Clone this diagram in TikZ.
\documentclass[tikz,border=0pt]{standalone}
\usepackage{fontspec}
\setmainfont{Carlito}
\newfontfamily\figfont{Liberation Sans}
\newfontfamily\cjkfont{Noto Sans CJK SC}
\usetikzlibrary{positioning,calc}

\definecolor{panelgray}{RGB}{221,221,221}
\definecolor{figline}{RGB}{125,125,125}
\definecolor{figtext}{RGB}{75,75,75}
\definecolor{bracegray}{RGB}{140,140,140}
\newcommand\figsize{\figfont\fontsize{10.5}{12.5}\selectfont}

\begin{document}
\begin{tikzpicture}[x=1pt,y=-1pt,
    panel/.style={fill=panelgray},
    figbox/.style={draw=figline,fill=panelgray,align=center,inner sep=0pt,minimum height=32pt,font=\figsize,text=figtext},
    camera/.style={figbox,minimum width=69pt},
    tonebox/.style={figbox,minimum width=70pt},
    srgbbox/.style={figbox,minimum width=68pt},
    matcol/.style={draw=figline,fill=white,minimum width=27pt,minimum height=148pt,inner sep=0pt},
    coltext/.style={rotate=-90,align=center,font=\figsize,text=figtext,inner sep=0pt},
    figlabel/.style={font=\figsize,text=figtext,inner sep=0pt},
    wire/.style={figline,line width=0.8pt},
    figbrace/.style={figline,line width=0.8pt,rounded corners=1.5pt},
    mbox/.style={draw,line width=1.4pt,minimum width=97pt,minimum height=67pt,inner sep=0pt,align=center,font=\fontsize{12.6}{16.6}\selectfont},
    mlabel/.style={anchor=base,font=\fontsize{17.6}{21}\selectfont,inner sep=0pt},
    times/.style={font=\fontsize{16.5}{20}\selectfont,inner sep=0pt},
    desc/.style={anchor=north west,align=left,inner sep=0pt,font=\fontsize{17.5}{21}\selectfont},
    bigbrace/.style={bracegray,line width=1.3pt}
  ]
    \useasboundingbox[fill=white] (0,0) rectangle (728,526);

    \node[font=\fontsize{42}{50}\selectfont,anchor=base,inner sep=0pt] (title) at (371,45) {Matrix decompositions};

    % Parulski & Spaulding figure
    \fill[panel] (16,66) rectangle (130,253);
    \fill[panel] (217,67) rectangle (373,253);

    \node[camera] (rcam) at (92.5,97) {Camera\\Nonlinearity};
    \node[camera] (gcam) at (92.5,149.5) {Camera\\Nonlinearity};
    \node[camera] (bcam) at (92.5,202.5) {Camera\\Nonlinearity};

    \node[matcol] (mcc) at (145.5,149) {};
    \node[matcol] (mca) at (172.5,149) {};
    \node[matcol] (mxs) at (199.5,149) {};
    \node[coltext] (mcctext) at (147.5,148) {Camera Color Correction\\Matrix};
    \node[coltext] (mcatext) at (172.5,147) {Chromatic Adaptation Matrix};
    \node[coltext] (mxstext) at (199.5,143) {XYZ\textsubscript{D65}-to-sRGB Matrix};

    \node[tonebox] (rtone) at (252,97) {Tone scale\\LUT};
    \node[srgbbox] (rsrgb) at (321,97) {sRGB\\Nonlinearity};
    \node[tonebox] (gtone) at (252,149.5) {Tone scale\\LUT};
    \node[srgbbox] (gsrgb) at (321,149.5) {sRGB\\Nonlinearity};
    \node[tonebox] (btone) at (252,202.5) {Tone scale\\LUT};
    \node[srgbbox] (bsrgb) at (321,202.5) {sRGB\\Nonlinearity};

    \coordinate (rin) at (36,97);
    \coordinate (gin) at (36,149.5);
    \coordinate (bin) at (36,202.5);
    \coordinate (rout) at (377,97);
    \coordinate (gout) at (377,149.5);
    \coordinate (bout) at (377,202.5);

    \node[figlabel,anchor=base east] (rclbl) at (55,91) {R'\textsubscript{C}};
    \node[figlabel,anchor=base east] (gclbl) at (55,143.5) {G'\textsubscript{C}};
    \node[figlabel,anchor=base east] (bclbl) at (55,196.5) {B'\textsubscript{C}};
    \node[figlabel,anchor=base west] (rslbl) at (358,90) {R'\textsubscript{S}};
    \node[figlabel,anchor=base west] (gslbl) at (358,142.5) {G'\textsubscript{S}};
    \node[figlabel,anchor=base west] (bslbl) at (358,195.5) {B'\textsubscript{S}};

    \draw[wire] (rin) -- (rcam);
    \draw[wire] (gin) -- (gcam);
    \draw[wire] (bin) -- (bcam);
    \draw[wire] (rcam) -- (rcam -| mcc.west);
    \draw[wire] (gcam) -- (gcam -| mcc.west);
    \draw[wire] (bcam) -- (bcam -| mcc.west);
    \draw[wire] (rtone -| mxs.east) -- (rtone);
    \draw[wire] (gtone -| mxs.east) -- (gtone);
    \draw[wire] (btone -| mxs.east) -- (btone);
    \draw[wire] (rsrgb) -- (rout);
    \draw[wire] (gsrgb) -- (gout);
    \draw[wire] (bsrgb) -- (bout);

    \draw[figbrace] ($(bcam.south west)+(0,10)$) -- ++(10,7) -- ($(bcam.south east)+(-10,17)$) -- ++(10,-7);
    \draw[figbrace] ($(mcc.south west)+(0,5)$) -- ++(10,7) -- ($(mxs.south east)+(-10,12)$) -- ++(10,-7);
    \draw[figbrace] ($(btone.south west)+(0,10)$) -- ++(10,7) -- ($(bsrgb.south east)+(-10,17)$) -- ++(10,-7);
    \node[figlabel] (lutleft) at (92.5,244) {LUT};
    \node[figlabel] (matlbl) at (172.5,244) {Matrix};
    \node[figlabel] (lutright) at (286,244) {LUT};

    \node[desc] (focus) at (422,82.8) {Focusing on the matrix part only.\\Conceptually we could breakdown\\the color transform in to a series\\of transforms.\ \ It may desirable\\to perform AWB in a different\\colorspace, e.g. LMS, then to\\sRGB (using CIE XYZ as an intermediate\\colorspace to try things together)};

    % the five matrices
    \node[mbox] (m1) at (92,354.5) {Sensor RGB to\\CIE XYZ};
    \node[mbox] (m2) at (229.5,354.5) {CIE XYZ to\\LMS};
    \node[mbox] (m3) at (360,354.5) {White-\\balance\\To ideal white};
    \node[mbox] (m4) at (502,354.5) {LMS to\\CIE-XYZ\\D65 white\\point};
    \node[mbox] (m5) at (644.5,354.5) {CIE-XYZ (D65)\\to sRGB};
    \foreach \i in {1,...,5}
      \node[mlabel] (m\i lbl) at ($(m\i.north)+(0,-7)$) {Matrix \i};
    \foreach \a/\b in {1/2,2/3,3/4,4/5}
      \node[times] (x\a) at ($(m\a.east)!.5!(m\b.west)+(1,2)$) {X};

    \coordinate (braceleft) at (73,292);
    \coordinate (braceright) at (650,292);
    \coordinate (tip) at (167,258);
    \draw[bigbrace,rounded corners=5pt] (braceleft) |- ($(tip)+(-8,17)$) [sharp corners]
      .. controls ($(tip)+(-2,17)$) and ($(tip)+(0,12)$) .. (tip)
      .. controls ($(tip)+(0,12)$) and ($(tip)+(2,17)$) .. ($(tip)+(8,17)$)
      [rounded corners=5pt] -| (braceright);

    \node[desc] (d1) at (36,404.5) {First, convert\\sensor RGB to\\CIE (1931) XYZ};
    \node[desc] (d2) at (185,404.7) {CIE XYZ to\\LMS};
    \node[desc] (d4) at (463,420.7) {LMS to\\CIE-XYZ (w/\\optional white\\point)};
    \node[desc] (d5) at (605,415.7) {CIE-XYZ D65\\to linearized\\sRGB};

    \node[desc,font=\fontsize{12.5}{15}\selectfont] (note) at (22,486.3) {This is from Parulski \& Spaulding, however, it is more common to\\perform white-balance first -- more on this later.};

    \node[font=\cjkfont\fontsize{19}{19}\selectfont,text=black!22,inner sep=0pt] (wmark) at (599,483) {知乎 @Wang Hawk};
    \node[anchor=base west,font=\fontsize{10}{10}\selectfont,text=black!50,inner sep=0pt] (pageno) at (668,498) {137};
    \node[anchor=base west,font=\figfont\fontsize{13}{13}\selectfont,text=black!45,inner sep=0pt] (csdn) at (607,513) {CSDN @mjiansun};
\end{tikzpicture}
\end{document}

> _WRITTEN EXERCISE_:
Which lines include the word "this"? List them all.

> _ANSWER TO THE PROBLEM_:
Clone this diagram in TikZ.
    \node[desc,font=\fontsize{12.5}{15}\selectfont] (note) at (22,486.3) {This is from Parulski \& Spaulding, however, it is more common to\\perform white-balance first -- more on this later.};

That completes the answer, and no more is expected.